Synthetic aperture radar images are formed along the slant range. However, The target is on the ground range. So How we change the geometry of the image from the slant range to the ground range.
Short, generic answer is to project slant range data into the ground range.
Maryam's suggestion is pretty much OK for flat terrain. For undulating terrain, however, much efforts are needed. Key thing, I guess, is the data themselves. While it is certain that you can get high resolution SAR data easily, conversion to ground range of this data require comparably DEM.
I personally do not recommend non-specialist toolkits such as ENVI (basic) or any GIS software to do this.

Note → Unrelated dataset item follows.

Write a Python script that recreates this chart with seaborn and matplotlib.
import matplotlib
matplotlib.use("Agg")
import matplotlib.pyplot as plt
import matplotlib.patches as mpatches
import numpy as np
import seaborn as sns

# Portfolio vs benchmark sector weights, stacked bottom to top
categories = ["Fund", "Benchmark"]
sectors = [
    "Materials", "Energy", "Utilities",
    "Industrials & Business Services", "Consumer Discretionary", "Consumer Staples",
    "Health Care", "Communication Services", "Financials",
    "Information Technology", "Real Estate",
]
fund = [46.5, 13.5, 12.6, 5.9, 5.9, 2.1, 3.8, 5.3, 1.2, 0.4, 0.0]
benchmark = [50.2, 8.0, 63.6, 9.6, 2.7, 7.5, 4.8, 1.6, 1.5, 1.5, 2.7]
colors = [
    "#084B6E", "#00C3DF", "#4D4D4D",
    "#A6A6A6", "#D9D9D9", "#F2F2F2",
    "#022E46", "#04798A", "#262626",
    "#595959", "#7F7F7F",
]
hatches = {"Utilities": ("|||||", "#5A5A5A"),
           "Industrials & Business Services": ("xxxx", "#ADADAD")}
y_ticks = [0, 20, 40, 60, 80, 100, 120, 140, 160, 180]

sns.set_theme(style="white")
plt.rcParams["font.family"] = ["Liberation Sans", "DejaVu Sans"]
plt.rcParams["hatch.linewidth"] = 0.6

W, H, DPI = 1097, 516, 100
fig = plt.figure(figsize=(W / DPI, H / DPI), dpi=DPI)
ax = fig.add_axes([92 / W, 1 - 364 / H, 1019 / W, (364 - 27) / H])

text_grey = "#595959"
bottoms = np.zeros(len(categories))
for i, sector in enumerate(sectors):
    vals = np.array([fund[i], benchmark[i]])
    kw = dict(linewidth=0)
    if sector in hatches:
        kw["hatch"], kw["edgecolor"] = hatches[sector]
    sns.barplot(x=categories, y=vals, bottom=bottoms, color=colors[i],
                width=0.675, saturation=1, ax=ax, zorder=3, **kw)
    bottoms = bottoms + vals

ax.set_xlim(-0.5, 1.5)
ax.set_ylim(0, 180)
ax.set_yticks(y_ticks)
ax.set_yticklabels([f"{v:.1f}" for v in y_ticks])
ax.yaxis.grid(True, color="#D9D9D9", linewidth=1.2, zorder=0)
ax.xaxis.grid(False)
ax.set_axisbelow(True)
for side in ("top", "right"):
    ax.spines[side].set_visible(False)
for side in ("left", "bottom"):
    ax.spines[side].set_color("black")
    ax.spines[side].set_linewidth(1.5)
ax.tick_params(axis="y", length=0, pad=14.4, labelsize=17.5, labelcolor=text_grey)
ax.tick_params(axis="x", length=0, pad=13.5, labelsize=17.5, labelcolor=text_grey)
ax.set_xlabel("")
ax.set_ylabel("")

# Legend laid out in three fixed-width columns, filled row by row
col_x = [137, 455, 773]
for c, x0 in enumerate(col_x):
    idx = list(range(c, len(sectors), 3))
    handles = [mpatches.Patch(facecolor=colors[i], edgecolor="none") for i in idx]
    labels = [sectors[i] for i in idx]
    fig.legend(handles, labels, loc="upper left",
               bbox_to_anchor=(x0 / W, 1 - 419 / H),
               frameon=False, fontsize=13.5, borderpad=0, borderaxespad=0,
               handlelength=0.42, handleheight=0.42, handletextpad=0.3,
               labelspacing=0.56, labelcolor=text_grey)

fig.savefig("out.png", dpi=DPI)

Instead, freely available SNAP would be perfect for you, available from http://step.esa.int/main/toolboxes/snap/. I did a test on free software for classification purpose using PALSAR SLC data (see http://www.tandfonline.com/doi/abs/10.1080/01431161.2017.1292072). I do think that free software for SAR is maturing.

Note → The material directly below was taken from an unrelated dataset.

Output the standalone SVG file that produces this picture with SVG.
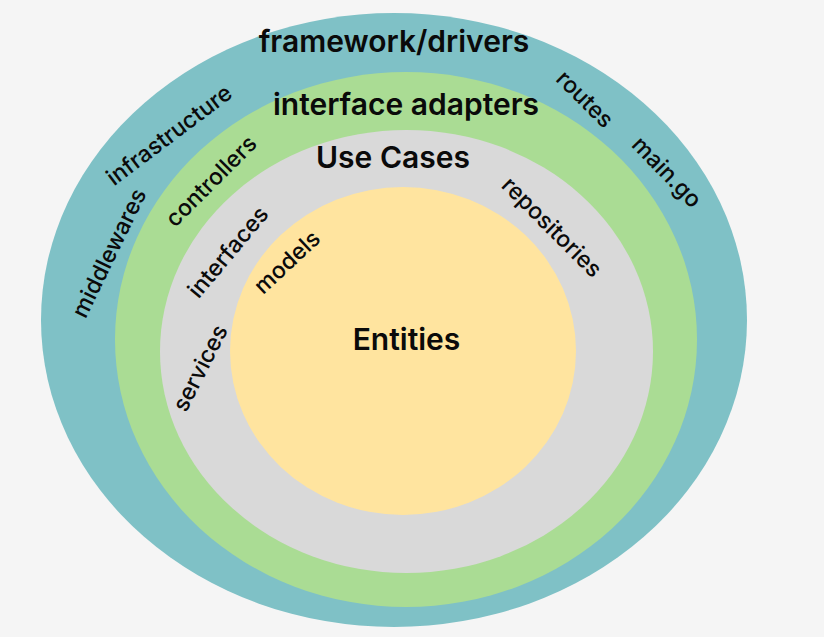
<svg xmlns="http://www.w3.org/2000/svg" width="824" height="637" viewBox="0 0 824 637">
  <style>
    .title { font-family: Inter, "Noto Sans", "Liberation Sans", sans-serif; font-weight: 600; font-size: 30px; fill: #0a0a0a; text-anchor: middle; }
    .lbl { font-family: Inter, "Noto Sans", "Liberation Sans", sans-serif; font-weight: 500; font-size: 23px; fill: #0a0a0a; text-anchor: middle; }
  </style>
  <rect width="824" height="637" fill="#f5f5f5"/>
  <g id="framework-drivers">
    <ellipse cx="394" cy="320" rx="353" ry="307" fill="#7fc1c6"/>
    <text class="title" x="394" y="52">framework/drivers</text>
    <text class="lbl" transform="translate(169,135) rotate(-37)" dy="8">infrastructure</text>
    <text class="lbl" transform="translate(109,253) rotate(-64)" dy="8">middlewares</text>
    <text class="lbl" transform="translate(585,99) rotate(45)" dy="8">routes</text>
    <text class="lbl" transform="translate(667,172) rotate(46)" dy="8">main.go</text>
  </g>
  <g id="interface-adapters">
    <ellipse cx="406" cy="339.5" rx="291" ry="267.5" fill="#aadc94"/>
    <text class="title" x="406" y="115">interface adapters</text>
    <text class="lbl" transform="translate(211,181) rotate(-45)" dy="8">controllers</text>
  </g>
  <g id="use-cases">
    <ellipse cx="406.5" cy="351.5" rx="246.5" ry="221.5" fill="#d9d9d9"/>
    <text class="title" x="393" y="168">Use Cases</text>
    <text class="lbl" transform="translate(228,252) rotate(-50)" dy="8">interfaces</text>
    <text class="lbl" transform="translate(200,368) rotate(-63)" dy="8">services</text>
    <text class="lbl" transform="translate(552,227) rotate(45)" dy="8">repositories</text>
  </g>
  <g id="entities">
    <ellipse cx="403" cy="351" rx="173" ry="164" fill="#ffe49f"/>
    <text class="title" x="406.5" y="350">Entities</text>
    <text class="lbl" transform="translate(287,262) rotate(-43)" dy="8">models</text>
  </g>
  <g id="connectors"/>
</svg>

Depending on the accuracy and precision required, it gets a little more complicated for long ranges where earth curvature and atmospheric refraction become significant. In these cases the attached reports might be useful.

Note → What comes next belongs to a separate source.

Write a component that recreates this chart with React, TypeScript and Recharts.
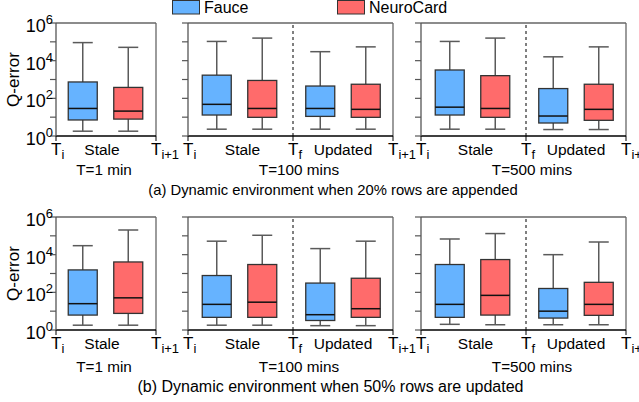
import React from 'react';
import { ComposedChart, Bar, XAxis, YAxis, ReferenceLine } from 'recharts';

const FONT = 'Arial, "Liberation Sans", Helvetica, sans-serif';

const SERIES = ['Fauce', 'NeuroCard'];
const SERIES_COLORS = ['#66b3ff', '#ff6b6b'];
const PHASES = ['Stale', 'Updated'];
const Y_TICKS = [1, 10, 100, 1000, 10000, 100000, 1000000];
const DURATIONS = ['T=1 min', 'T=100 mins', 'T=500 mins'];
const CAPTIONS = [
  '(a) Dynamic environment when 20% rows are appended',
  '(b) Dynamic environment when 50% rows are updated',
];

// five-number summaries of Q-error: [min, q1, median, q3, max]
const a1FauceStale = [1.8, 7.1, 29, 740, 91000];
const a1NeuroStale = [1.8, 7.9, 21, 380, 51000];
const a2FauceStale = [2.3, 13, 48, 1700, 105000];
const a2NeuroStale = [2.3, 9.8, 29, 890, 158000];
const a2FauceUpdated = [2.3, 11, 29, 450, 30000];
const a2NeuroUpdated = [2.3, 9.8, 26, 560, 54000];
const a3FauceStale = [2.3, 13, 34, 3200, 105000];
const a3NeuroStale = [2.3, 9.8, 29, 1600, 158000];
const a3FauceUpdated = [2.2, 4.9, 11.5, 330, 16000];
const a3NeuroUpdated = [2.2, 6.8, 26, 560, 54000];
const b1FauceStale = [1.8, 6.2, 25, 1550, 30000];
const b1NeuroStale = [1.8, 7.6, 51, 4100, 204000];
const b2FauceStale = [1.8, 4.7, 23, 780, 52000];
const b2NeuroStale = [1.8, 4.7, 30, 3000, 107000];
const b2FauceUpdated = [1.7, 3.2, 6.5, 310, 21000];
const b2NeuroUpdated = [1.7, 4.7, 13.5, 560, 52000];
const b3FauceStale = [2.0, 4.7, 23, 3000, 68000];
const b3NeuroStale = [1.9, 6.2, 69, 5500, 132000];
const b3FauceUpdated = [1.9, 4.3, 10, 160, 10000];
const b3NeuroUpdated = [1.9, 6.0, 23, 340, 47000];

// layout
const ROW_TOPS = [23, 217];
const PLOT_H = 113;
const COLS = [
  { left: 56, w: 100, offset: 27 },
  { left: 187.5, w: 205, offset: 29 },
  { left: 421, w: 205, offset: 29 },
];
const GROUP_STEP = 103.5;
const SERIES_STEP = 45.5;
const SPLIT = 105;

const PANELS = [
  { row: 0, col: 0, groups: [[a1FauceStale, a1NeuroStale]] },
  { row: 0, col: 1, groups: [[a2FauceStale, a2NeuroStale], [a2FauceUpdated, a2NeuroUpdated]] },
  { row: 0, col: 2, groups: [[a3FauceStale, a3NeuroStale], [a3FauceUpdated, a3NeuroUpdated]] },
  { row: 1, col: 0, groups: [[b1FauceStale, b1NeuroStale]] },
  { row: 1, col: 1, groups: [[b2FauceStale, b2NeuroStale], [b2FauceUpdated, b2NeuroUpdated]] },
  { row: 1, col: 2, groups: [[b3FauceStale, b3NeuroStale], [b3FauceUpdated, b3NeuroUpdated]] },
];

const txt = { fontFamily: FONT };

const BoxShape = (props: any) => {
  const { x, y, width, height } = props;
  const p = props.payload || props;
  const s: number[] = p.stats;
  const top = Math.min(y, y + height);
  const bot = Math.max(y, y + height);
  const lmin = Math.log10(s[0]);
  const lmax = Math.log10(s[4]);
  const k = (bot - top) / (lmax - lmin);
  const py = (v: number) => bot - (Math.log10(v) - lmin) * k;
  const cx = x + width / 2;
  const cap = 10;
  const wc = '#5a5a5a';
  return (
    <g>
      <line x1={cx} x2={cx} y1={top} y2={py(s[3])} stroke={wc} strokeWidth={1.5} />
      <line x1={cx} x2={cx} y1={py(s[1])} y2={bot} stroke={wc} strokeWidth={1.5} />
      <line x1={cx - cap} x2={cx + cap} y1={top} y2={top} stroke={wc} strokeWidth={1.5} />
      <line x1={cx - cap} x2={cx + cap} y1={bot} y2={bot} stroke={wc} strokeWidth={1.5} />
      <rect x={x} y={py(s[3])} width={width} height={py(s[1]) - py(s[3])} fill={SERIES_COLORS[p.series]} stroke="#333" strokeWidth={1.3} />
      <line x1={x} x2={x + width} y1={py(s[2])} y2={py(s[2])} stroke="#111" strokeWidth={1.5} />
    </g>
  );
};

const makeYTick = (show: boolean) => (props: any) => {
  const { x, y, payload } = props;
  const e = Math.round(Math.log10(payload.value));
  if (!show || e % 2 !== 0) return <g />;
  return (
    <text x={x + 5} y={y + 9} textAnchor="end" fontSize={18} style={txt} fill="#000">
      10<tspan dy={-8} fontSize={13}>{e}</tspan>
    </text>
  );
};

type TickDef = { v: number; t: string; sub?: string };

const makeXTick = (defs: TickDef[]) => (props: any) => {
  const { x, y, payload } = props;
  const d = defs.find((q) => Math.abs(q.v - payload.value) < 0.01);
  if (!d) return <g />;
  if (d.sub !== undefined) {
    return (
      <g>
        <line x1={x} x2={x} y1={y} y2={y + 5} stroke="#000" strokeWidth={1} />
        <text x={x - 5} y={y + 19} fontSize={17} style={txt} fill="#000">
          T<tspan dy={4} fontSize={13}>{d.sub}</tspan>
        </text>
      </g>
    );
  }
  return (
    <text x={x} y={y + 19} textAnchor="middle" fontSize={15.5} style={txt} fill="#000">
      {d.t}
    </text>
  );
};

const Panel = ({ panel }: { panel: any }) => {
  const col = COLS[panel.col];
  const plotTop = ROW_TOPS[panel.row];
  const yW = panel.col === 0 ? 56 : 30;
  const mt = 16;
  const mr = 26;
  const xH = 34;
  const two = panel.groups.length > 1;
  const data: any[] = [];
  panel.groups.forEach((g: number[][], gi: number) => {
    g.forEach((stats: number[], si: number) => {
      data.push({
        pos: col.offset + gi * GROUP_STEP + si * SERIES_STEP,
        range: [stats[0], stats[4]],
        stats,
        series: si,
        phase: PHASES[gi],
        name: SERIES[si],
      });
    });
  });
  const defs: TickDef[] = two
    ? [
        { v: 0, t: 'T', sub: 'i' },
        { v: 54.5, t: PHASES[0] },
        { v: SPLIT, t: 'T', sub: 'f' },
        { v: 155, t: PHASES[1] },
        { v: col.w, t: 'T', sub: 'i+1' },
      ]
    : [
        { v: 0, t: 'T', sub: 'i' },
        { v: 46, t: PHASES[0] },
        { v: col.w, t: 'T', sub: 'i+1' },
      ];
  const W = yW + col.w + mr;
  const H = mt + PLOT_H + xH;
  return (
    <div style={{ position: 'absolute', left: col.left - yW, top: plotTop - mt, width: W, height: H }}>
      <ComposedChart width={W} height={H} data={data} margin={{ top: mt, right: mr, left: 0, bottom: 0 }}>
        <XAxis
          dataKey="pos"
          type="number"
          domain={[0, col.w]}
          ticks={defs.map((d) => d.v)}
          interval={0}
          allowDataOverflow
          height={xH}
          tickSize={0}
          tickMargin={0}
          tickLine={false}
          axisLine={{ stroke: '#000', strokeWidth: 1.3 }}
          tick={makeXTick(defs)}
        />
        <YAxis
          type="number"
          scale="log"
          domain={[1, 1000000]}
          ticks={Y_TICKS}
          interval={0}
          allowDataOverflow
          width={yW}
          tickSize={6}
          tickMargin={2}
          tickLine={{ stroke: '#555', strokeWidth: 1.2 }}
          axisLine={{ stroke: '#555', strokeWidth: 1.3 }}
          tick={makeYTick(panel.col === 0)}
        />
        <ReferenceLine y={1000000} stroke="#666" strokeWidth={1.3} ifOverflow="visible" />
        <ReferenceLine x={col.w} stroke="#666" strokeWidth={1.3} ifOverflow="visible" />
        {two && <ReferenceLine x={SPLIT} stroke="#000" strokeWidth={1} strokeDasharray="3 3" ifOverflow="visible" />}
        <Bar dataKey="range" barSize={29} isAnimationActive={false} shape={BoxShape} />
      </ComposedChart>
    </div>
  );
};

const DURATION_X = [104, 299, 532];
const DURATION_Y = [175, 372];
const CAPTION_X = [333, 330.5];
const CAPTION_Y = [195, 392];
const CAPTION_SIZE = [14.8, 16];

export default function App() {
  return (
    <div style={{ position: 'absolute', left: 0, top: 0, width: 639, height: 402, background: '#fff', fontFamily: FONT }}>
      <svg width={639} height={402} style={{ position: 'absolute', left: 0, top: 0 }}>
        <rect x={172.5} y={0.5} width={27} height={13.5} fill={SERIES_COLORS[0]} stroke="#333" strokeWidth={1} />
        <text x={204} y={13} fontSize={16} style={txt}>{SERIES[0]}</text>
        <rect x={337.5} y={0.5} width={27} height={13.5} fill={SERIES_COLORS[1]} stroke="#333" strokeWidth={1} />
        <text x={369} y={13} fontSize={16} style={txt}>{SERIES[1]}</text>
        {ROW_TOPS.map((t, r) => (
          <text key={'q' + r} transform={`translate(19, ${t + PLOT_H / 2}) rotate(-90)`} textAnchor="middle" fontSize={17} style={txt}>
            Q-error
          </text>
        ))}
        {DURATION_Y.map((yy, r) =>
          DURATIONS.map((d, c) => (
            <text key={'d' + r + c} x={DURATION_X[c]} y={yy} textAnchor="middle" fontSize={15.3} style={txt}>
              {d}
            </text>
          ))
        )}
        {CAPTIONS.map((c, r) => (
          <text key={'c' + r} x={CAPTION_X[r]} y={CAPTION_Y[r]} textAnchor="middle" fontSize={CAPTION_SIZE[r]} style={txt}>
            {c}
          </text>
        ))}
      </svg>
      {PANELS.map((p, i) => (
        <Panel key={i} panel={p} />
      ))}
    </div>
  );
}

Technical Report Radar Range Measurements in the Atmosphere
Technical Report Earth Curvature and Atmospheric Refraction Effects on Radar ...
It is actually not very complicated. Imagine the right-angled triangle RNG where R is the Radar, N is Nadir (ground below the radar) and G is the location of your furthest slant range pixel that touches the ground. Then RG is called the Line Of Sight (LOS) of the radar. It is also called slant range. The line NG is called ground range. Now, your slant range pixels are equidistantly distributed along the line RG. Projecting them to ground range is nothing else than dropping a perpendicular from their locations on RG to NG. You will notice that those perpendiculars become rather dense in far range. This means than a better (ground range) resolution is achieved in far range compared to those in near range. But in slant range (along RG) all pixels are distributed equidistantly which means that the same resolution is achieved for all pixel along RG.